Midas ao contrário, tudo que elas tocam vira nada. Essa zona de sombra que o feminino habita é tão antiga quanto o Gênesis ou teria sido risível o mito do nascimento de Eva de uma costela de Adão, invertendo a realidade da gestação humana em que os homens nascem das mulheres. Se foi possível anular essa evidência, bem mais fácil é ocultar a vida familiar, a energia física e psíquica, o tempo que ela demanda.

E, no entanto, transformar o minúsculo animal que é um bebê recém-nascido em ser humano é um ato civilizatório por excelência, ainda que não tenha merecido até recentemente nas historias da civilização uma única linha. Note-se que os historiadores, como todos os seres humanos, foram iniciados à sua própria humanidade e à humanidade de seus semelhantes por uma mulher. A sociedade que põe um preço em todas as coisas torna invisível o que não anuncia seu preço.

A esquizofrenia vigente no mundo do trabalho resume-se assim: as mulheres são bem-vindas com a condição que não queiram os mesmos salários que os homens, de preferência não engravidem e que façam como eles, cujos problemas familiares são delegados às suas esposas e companheiras. Como são elas mesmas as esposas e companheiras, o que se lhes pede é a quadratura do círculo.

Sair desse impasse que desqualifica as mulheres requer audácia. Empresas pioneiras começam a experimentar a reengenharia do tempo de homens e mulheres, reservando para ambos o direito à vida privada, não como um favor, mas como um direito e um valor. Rara é a empresa que não anuncia a sustentabilidade como valor, palavra mágica que conota uma responsabilidade social quase nunca praticada. Já que assumem compromisso com a sustentabilidade terão que reconhecer que o ventre materno é o primeiro meio ambiente que os humanos conhecem e que a poluição da vida familiar pelo estresse atenta contra as vidas sustentáveis.

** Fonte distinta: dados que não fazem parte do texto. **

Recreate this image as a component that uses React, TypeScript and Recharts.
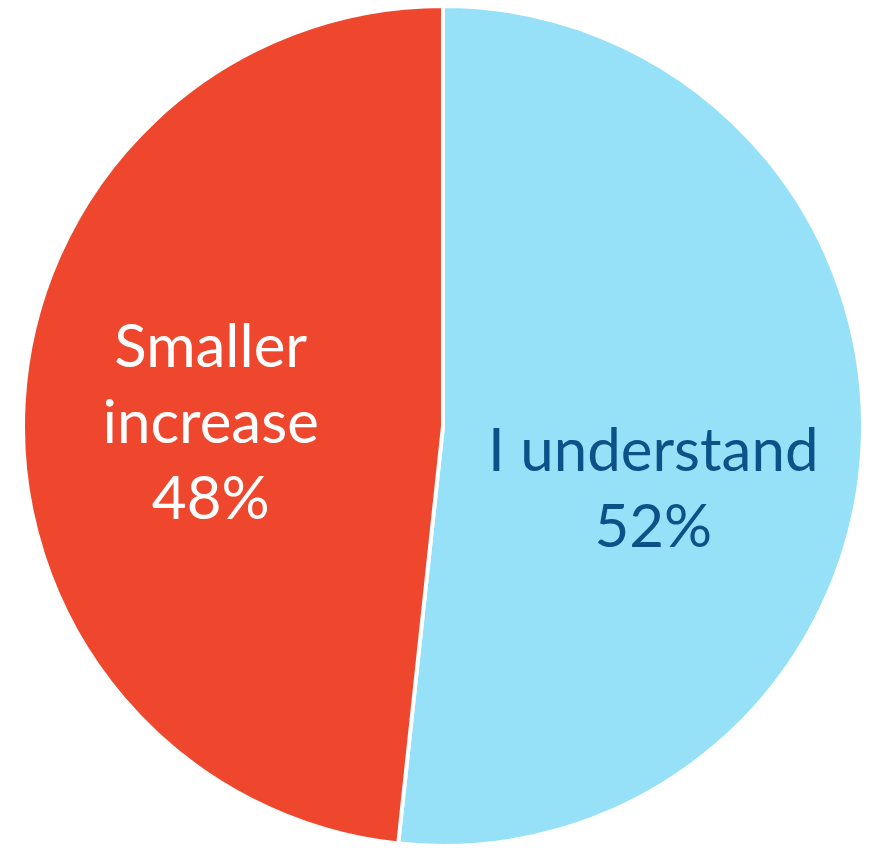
import { PieChart, Pie, Cell } from 'recharts';

const categories = ['I understand', 'Smaller increase'];
// slice sizes; labels show them rounded
const shares = [51.7, 48.3];
const sliceColors = ['#97E1F8', '#EF472D'];
const labelColors = ['#0B5288', '#FFFFFF'];
// label text split into lines, last line is the percent
const labelLines = [['I understand'], ['Smaller', 'increase']];

const data = categories.map((name, i) => ({ name, value: shares[i] }));

const FONT = 'Lato, "Open Sans", sans-serif';
const LINE_H = 76;
// small per-slice nudges so the text sits like the original
const nudges = [{ dx: -12, dy: 71 }, { dx: -10, dy: 29 }];

const renderLabel = (props: any) => {
  const { cx, cy, midAngle, outerRadius, index } = props;
  const RAD = Math.PI / 180;
  const r = outerRadius * 0.53;
  const x = cx + r * Math.cos(-midAngle * RAD) + nudges[index].dx;
  const y = cy + r * Math.sin(-midAngle * RAD) + nudges[index].dy;
  const lines = [...labelLines[index], `${Math.round(shares[index])}%`];
  const top = y - ((lines.length - 1) * LINE_H) / 2; // y is the middle baseline
  return (
    <text
      key={`lbl-${index}`}
      x={x}
      y={top}
      textAnchor="middle"
      fill={labelColors[index]}
      fontSize={60}
      fontFamily={FONT}
    >
      {lines.map((l, i) => (
        <tspan key={i} x={x} y={top + i * LINE_H}>
          {l}
        </tspan>
      ))}
    </text>
  );
};

export default function App() {
  return (
    <div style={{ position: 'absolute', left: 0, top: 0, width: 874, height: 848, background: '#fff' }}>
      <PieChart width={874} height={848} margin={{ top: 0, right: 0, bottom: 0, left: 0 }}>
        <Pie
          data={data}
          dataKey="value"
          nameKey="name"
          cx={443}
          cy={426}
          outerRadius={420}
          startAngle={90}
          endAngle={-270}
          stroke="#FFFFFF"
          strokeWidth={4}
          label={renderLabel}
          labelLine={false}
          isAnimationActive={false}
        >
          {data.map((d, i) => (
            <Cell key={d.name} fill={sliceColors[i]} />
          ))}
        </Pie>
      </PieChart>
    </div>
  );
}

Mudam-se os tempos, as vontades… e o tempo. As mudanças demográficas exigem novas relações de trabalho e relançam o debate sobre o bem-estar e a responsabilidade moral. A longevidade que aumenta na população brasileira acrescenta mais um desafio à tarefa cotidiana de proteger as crianças. Trata-se agora de assistir também aos que envelhecem. Crianças e idosos não são descartáveis. Uma progressiva perda de espessura humana nas relações familiares está reduzindo todos à mera condição de mão de obra.

O poeta Manoel de Barros deixou uma fortuna de sabedoria no seu “O livro das ingnorãças”. Garimpo nele um diamante que vem a propósito: “Não sei mais calcular a cor das horas. As coisas me ampliaram para menos.”